# Work to do:
What follows is a listing to be transcribed exactly.

# Source data:
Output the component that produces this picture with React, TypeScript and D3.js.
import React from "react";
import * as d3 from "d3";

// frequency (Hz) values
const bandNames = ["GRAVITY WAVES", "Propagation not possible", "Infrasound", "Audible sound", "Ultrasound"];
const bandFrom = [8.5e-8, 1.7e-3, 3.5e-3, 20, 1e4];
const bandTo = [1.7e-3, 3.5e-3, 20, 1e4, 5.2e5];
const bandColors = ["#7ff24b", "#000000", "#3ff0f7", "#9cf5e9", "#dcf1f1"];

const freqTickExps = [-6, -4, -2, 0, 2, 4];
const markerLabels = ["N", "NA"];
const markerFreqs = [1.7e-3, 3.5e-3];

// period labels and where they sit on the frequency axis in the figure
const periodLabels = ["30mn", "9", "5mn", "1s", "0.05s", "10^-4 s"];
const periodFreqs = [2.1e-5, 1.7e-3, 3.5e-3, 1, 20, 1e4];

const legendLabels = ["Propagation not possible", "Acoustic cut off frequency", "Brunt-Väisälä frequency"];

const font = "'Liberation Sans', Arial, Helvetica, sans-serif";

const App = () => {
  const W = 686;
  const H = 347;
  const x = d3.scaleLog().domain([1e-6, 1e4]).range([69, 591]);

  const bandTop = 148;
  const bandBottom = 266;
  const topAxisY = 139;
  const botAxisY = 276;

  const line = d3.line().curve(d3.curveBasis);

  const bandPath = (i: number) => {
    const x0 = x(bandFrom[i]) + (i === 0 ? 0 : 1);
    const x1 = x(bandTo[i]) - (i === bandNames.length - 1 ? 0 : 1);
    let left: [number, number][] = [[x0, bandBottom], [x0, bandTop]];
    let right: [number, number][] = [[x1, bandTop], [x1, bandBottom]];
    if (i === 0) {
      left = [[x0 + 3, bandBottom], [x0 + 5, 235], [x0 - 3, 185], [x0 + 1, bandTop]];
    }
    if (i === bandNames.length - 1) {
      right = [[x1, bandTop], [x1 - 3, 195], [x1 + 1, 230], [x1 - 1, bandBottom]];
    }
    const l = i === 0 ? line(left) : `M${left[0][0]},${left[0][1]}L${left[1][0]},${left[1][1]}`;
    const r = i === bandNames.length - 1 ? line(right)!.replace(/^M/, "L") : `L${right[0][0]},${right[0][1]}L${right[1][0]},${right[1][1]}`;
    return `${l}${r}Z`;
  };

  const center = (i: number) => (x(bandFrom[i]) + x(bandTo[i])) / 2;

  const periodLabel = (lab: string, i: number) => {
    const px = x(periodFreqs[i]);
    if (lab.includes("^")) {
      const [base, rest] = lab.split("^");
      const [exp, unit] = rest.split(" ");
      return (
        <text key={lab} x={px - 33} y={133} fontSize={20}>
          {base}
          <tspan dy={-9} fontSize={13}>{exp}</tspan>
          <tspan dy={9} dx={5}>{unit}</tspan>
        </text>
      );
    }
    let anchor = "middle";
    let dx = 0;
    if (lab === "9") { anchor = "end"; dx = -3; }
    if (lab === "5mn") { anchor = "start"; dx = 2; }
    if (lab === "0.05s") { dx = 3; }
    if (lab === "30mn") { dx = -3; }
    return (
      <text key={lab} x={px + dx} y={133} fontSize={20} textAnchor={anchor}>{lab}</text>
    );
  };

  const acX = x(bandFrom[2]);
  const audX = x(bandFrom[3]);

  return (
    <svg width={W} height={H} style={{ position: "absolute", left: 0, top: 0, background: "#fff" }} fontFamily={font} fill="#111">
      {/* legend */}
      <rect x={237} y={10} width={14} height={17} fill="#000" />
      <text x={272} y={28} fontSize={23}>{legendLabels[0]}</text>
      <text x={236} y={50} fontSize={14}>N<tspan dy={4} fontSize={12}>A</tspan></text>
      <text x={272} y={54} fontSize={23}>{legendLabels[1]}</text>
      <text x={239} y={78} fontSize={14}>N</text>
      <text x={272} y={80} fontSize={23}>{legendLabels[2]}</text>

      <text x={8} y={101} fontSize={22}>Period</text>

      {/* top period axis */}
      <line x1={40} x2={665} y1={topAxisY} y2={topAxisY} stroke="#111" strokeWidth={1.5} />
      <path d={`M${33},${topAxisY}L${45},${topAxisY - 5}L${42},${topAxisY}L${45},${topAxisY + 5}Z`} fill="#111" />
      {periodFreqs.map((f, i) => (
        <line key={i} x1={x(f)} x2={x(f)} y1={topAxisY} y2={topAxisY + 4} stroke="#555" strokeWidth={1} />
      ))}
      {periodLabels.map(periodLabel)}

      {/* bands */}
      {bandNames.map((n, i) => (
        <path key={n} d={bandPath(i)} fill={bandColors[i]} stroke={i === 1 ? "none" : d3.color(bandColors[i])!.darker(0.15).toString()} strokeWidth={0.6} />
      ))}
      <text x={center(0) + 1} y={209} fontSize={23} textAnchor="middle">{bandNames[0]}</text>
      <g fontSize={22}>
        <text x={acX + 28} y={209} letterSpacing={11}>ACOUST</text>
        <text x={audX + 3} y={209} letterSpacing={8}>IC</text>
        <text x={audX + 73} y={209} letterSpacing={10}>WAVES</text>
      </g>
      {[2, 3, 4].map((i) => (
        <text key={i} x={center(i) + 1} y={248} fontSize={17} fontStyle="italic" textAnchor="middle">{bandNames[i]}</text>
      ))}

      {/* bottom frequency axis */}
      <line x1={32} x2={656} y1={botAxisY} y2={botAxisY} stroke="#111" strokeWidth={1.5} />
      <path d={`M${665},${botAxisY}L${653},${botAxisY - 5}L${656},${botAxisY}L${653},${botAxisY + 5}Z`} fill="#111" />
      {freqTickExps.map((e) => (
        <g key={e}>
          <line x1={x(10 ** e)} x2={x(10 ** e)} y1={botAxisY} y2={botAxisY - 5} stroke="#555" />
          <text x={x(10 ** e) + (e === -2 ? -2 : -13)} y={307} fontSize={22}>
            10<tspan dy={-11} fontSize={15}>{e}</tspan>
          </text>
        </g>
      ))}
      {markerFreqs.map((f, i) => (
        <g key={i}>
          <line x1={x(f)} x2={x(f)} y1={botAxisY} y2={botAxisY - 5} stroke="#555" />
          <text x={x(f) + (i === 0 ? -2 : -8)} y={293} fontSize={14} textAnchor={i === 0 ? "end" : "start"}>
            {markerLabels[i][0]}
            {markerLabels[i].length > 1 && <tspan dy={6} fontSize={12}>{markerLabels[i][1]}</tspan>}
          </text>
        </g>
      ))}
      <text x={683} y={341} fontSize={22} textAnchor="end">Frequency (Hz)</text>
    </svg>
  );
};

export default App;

# Written answer:
Output the component that produces this picture with React, TypeScript and D3.js.
import React from "react";
import * as d3 from "d3";

// frequency (Hz) values
const bandNames = ["GRAVITY WAVES", "Propagation not possible", "Infrasound", "Audible sound", "Ultrasound"];
const bandFrom = [8.5e-8, 1.7e-3, 3.5e-3, 20, 1e4];
const bandTo = [1.7e-3, 3.5e-3, 20, 1e4, 5.2e5];
const bandColors = ["#7ff24b", "#000000", "#3ff0f7", "#9cf5e9", "#dcf1f1"];

const freqTickExps = [-6, -4, -2, 0, 2, 4];
const markerLabels = ["N", "NA"];
const markerFreqs = [1.7e-3, 3.5e-3];

// period labels and where they sit on the frequency axis in the figure
const periodLabels = ["30mn", "9", "5mn", "1s", "0.05s", "10^-4 s"];
const periodFreqs = [2.1e-5, 1.7e-3, 3.5e-3, 1, 20, 1e4];

const legendLabels = ["Propagation not possible", "Acoustic cut off frequency", "Brunt-Väisälä frequency"];

const font = "'Liberation Sans', Arial, Helvetica, sans-serif";

const App = () => {
  const W = 686;
  const H = 347;
  const x = d3.scaleLog().domain([1e-6, 1e4]).range([69, 591]);

  const bandTop = 148;
  const bandBottom = 266;
  const topAxisY = 139;
  const botAxisY = 276;

  const line = d3.line().curve(d3.curveBasis);

  const bandPath = (i: number) => {
    const x0 = x(bandFrom[i]) + (i === 0 ? 0 : 1);
    const x1 = x(bandTo[i]) - (i === bandNames.length - 1 ? 0 : 1);
    let left: [number, number][] = [[x0, bandBottom], [x0, bandTop]];
    let right: [number, number][] = [[x1, bandTop], [x1, bandBottom]];
    if (i === 0) {
      left = [[x0 + 3, bandBottom], [x0 + 5, 235], [x0 - 3, 185], [x0 + 1, bandTop]];
    }
    if (i === bandNames.length - 1) {
      right = [[x1, bandTop], [x1 - 3, 195], [x1 + 1, 230], [x1 - 1, bandBottom]];
    }
    const l = i === 0 ? line(left) : `M${left[0][0]},${left[0][1]}L${left[1][0]},${left[1][1]}`;
    const r = i === bandNames.length - 1 ? line(right)!.replace(/^M/, "L") : `L${right[0][0]},${right[0][1]}L${right[1][0]},${right[1][1]}`;
    return `${l}${r}Z`;
  };

  const center = (i: number) => (x(bandFrom[i]) + x(bandTo[i])) / 2;

  const periodLabel = (lab: string, i: number) => {
    const px = x(periodFreqs[i]);
    if (lab.includes("^")) {
      const [base, rest] = lab.split("^");
      const [exp, unit] = rest.split(" ");
      return (
        <text key={lab} x={px - 33} y={133} fontSize={20}>
          {base}
          <tspan dy={-9} fontSize={13}>{exp}</tspan>
          <tspan dy={9} dx={5}>{unit}</tspan>
        </text>
      );
    }
    let anchor = "middle";
    let dx = 0;
    if (lab === "9") { anchor = "end"; dx = -3; }
    if (lab === "5mn") { anchor = "start"; dx = 2; }
    if (lab === "0.05s") { dx = 3; }
    if (lab === "30mn") { dx = -3; }
    return (
      <text key={lab} x={px + dx} y={133} fontSize={20} textAnchor={anchor}>{lab}</text>
    );
  };

  const acX = x(bandFrom[2]);
  const audX = x(bandFrom[3]);

  return (
    <svg width={W} height={H} style={{ position: "absolute", left: 0, top: 0, background: "#fff" }} fontFamily={font} fill="#111">
      {/* legend */}
      <rect x={237} y={10} width={14} height={17} fill="#000" />
      <text x={272} y={28} fontSize={23}>{legendLabels[0]}</text>
      <text x={236} y={50} fontSize={14}>N<tspan dy={4} fontSize={12}>A</tspan></text>
      <text x={272} y={54} fontSize={23}>{legendLabels[1]}</text>
      <text x={239} y={78} fontSize={14}>N</text>
      <text x={272} y={80} fontSize={23}>{legendLabels[2]}</text>

      <text x={8} y={101} fontSize={22}>Period</text>

      {/* top period axis */}
      <line x1={40} x2={665} y1={topAxisY} y2={topAxisY} stroke="#111" strokeWidth={1.5} />
      <path d={`M${33},${topAxisY}L${45},${topAxisY - 5}L${42},${topAxisY}L${45},${topAxisY + 5}Z`} fill="#111" />
      {periodFreqs.map((f, i) => (
        <line key={i} x1={x(f)} x2={x(f)} y1={topAxisY} y2={topAxisY + 4} stroke="#555" strokeWidth={1} />
      ))}
      {periodLabels.map(periodLabel)}

      {/* bands */}
      {bandNames.map((n, i) => (
        <path key={n} d={bandPath(i)} fill={bandColors[i]} stroke={i === 1 ? "none" : d3.color(bandColors[i])!.darker(0.15).toString()} strokeWidth={0.6} />
      ))}
      <text x={center(0) + 1} y={209} fontSize={23} textAnchor="middle">{bandNames[0]}</text>
      <g fontSize={22}>
        <text x={acX + 28} y={209} letterSpacing={11}>ACOUST</text>
        <text x={audX + 3} y={209} letterSpacing={8}>IC</text>
        <text x={audX + 73} y={209} letterSpacing={10}>WAVES</text>
      </g>
      {[2, 3, 4].map((i) => (
        <text key={i} x={center(i) + 1} y={248} fontSize={17} fontStyle="italic" textAnchor="middle">{bandNames[i]}</text>
      ))}

      {/* bottom frequency axis */}
      <line x1={32} x2={656} y1={botAxisY} y2={botAxisY} stroke="#111" strokeWidth={1.5} />
      <path d={`M${665},${botAxisY}L${653},${botAxisY - 5}L${656},${botAxisY}L${653},${botAxisY + 5}Z`} fill="#111" />
      {freqTickExps.map((e) => (
        <g key={e}>
          <line x1={x(10 ** e)} x2={x(10 ** e)} y1={botAxisY} y2={botAxisY - 5} stroke="#555" />
          <text x={x(10 ** e) + (e === -2 ? -2 : -13)} y={307} fontSize={22}>
            10<tspan dy={-11} fontSize={15}>{e}</tspan>
          </text>
        </g>
      ))}
      {markerFreqs.map((f, i) => (
        <g key={i}>
          <line x1={x(f)} x2={x(f)} y1={botAxisY} y2={botAxisY - 5} stroke="#555" />
          <text x={x(f) + (i === 0 ? -2 : -8)} y={293} fontSize={14} textAnchor={i === 0 ? "end" : "start"}>
            {markerLabels[i][0]}
            {markerLabels[i].length > 1 && <tspan dy={6} fontSize={12}>{markerLabels[i][1]}</tspan>}
          </text>
        </g>
      ))}
      <text x={683} y={341} fontSize={22} textAnchor="end">Frequency (Hz)</text>
    </svg>
  );
};

export default App;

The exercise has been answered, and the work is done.